Look through the listing below and work out how many of its lines hold the word "with". Give only the number.

> **Source data**
★ ★ ★ ★ ★ ★ ★

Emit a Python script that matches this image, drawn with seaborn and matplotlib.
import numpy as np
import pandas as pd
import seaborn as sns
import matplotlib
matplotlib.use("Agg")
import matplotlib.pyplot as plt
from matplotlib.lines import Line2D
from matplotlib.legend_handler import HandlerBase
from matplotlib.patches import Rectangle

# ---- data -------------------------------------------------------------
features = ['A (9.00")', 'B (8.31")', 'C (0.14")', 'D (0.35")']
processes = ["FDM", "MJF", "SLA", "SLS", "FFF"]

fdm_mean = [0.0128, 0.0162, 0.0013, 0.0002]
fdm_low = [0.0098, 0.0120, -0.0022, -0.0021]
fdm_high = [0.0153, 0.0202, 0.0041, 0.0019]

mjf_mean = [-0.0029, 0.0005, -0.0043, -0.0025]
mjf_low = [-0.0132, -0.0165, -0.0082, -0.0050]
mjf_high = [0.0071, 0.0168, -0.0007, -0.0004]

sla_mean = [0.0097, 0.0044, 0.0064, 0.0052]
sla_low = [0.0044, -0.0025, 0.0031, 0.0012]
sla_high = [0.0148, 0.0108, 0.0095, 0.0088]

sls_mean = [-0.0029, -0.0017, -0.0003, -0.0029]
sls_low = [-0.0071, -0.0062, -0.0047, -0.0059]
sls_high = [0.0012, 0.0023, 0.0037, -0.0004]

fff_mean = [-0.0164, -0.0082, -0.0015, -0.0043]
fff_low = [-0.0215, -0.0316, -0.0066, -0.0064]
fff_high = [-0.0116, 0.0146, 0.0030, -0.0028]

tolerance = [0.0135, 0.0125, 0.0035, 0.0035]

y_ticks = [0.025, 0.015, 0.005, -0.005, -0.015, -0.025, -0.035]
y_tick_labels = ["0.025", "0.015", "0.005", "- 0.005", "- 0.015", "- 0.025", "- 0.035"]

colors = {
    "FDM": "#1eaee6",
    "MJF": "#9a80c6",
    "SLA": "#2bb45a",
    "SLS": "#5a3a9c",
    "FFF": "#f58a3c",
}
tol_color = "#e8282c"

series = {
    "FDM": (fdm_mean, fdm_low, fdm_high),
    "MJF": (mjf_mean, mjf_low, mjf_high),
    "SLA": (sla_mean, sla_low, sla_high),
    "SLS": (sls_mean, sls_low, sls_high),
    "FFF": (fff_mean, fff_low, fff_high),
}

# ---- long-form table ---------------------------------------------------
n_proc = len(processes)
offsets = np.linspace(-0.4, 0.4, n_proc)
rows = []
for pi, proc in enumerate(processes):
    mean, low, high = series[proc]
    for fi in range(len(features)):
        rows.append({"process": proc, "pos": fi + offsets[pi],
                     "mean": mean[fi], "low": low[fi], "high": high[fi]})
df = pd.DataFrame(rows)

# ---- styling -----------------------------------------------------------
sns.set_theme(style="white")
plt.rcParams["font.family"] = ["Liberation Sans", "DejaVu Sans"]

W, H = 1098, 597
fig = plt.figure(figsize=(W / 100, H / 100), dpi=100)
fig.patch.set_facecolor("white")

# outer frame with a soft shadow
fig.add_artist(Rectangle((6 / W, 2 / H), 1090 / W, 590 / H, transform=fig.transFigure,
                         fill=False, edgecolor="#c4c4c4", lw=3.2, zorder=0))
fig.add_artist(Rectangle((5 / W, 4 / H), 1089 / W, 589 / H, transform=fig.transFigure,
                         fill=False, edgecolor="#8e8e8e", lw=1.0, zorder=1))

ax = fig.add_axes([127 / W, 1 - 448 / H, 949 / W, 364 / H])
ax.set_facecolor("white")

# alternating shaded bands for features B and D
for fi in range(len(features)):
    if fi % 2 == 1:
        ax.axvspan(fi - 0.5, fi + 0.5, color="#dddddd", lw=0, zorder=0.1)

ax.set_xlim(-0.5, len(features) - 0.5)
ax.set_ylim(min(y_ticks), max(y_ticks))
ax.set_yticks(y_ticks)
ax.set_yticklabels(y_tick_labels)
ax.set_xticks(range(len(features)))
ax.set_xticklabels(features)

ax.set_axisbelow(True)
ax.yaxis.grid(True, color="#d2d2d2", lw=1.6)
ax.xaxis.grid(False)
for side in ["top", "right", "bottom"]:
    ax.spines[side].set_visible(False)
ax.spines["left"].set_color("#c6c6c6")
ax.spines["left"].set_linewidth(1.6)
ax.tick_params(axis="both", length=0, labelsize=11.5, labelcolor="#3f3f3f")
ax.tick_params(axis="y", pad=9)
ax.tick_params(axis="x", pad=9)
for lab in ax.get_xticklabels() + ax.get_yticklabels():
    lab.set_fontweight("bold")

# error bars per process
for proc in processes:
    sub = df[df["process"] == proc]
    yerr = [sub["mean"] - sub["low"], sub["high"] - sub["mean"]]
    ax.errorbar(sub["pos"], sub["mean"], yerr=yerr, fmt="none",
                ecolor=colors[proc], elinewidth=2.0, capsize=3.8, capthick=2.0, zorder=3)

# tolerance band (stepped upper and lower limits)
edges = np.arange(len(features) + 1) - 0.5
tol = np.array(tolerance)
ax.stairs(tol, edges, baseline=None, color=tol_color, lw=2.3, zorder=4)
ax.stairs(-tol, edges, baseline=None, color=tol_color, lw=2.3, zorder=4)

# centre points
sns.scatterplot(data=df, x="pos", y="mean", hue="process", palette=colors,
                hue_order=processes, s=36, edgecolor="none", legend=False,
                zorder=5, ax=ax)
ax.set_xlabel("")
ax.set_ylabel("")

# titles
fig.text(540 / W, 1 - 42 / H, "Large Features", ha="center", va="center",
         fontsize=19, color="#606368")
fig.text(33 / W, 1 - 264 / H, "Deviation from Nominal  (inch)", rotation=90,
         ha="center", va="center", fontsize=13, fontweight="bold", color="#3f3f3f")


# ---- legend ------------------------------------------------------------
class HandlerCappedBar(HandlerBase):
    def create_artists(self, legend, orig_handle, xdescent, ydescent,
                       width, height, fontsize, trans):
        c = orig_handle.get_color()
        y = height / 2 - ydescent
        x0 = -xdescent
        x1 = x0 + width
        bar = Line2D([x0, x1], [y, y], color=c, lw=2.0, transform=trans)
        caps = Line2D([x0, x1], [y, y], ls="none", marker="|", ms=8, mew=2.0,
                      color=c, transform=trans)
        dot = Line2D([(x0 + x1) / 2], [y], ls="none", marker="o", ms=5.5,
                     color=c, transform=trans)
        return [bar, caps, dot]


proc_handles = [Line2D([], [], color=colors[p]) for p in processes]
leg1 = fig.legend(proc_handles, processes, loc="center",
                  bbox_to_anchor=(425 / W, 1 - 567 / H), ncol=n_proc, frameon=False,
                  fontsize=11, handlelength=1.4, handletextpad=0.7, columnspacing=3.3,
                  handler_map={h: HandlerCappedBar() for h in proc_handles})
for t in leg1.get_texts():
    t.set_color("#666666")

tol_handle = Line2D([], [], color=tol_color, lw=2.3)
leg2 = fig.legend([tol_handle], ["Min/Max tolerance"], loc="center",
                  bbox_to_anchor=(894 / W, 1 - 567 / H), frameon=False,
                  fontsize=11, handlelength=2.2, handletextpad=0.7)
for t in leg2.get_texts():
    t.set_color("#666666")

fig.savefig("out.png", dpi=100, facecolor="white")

★ ★ ★ ★ ★ ★ ★

> **Problem solution**
2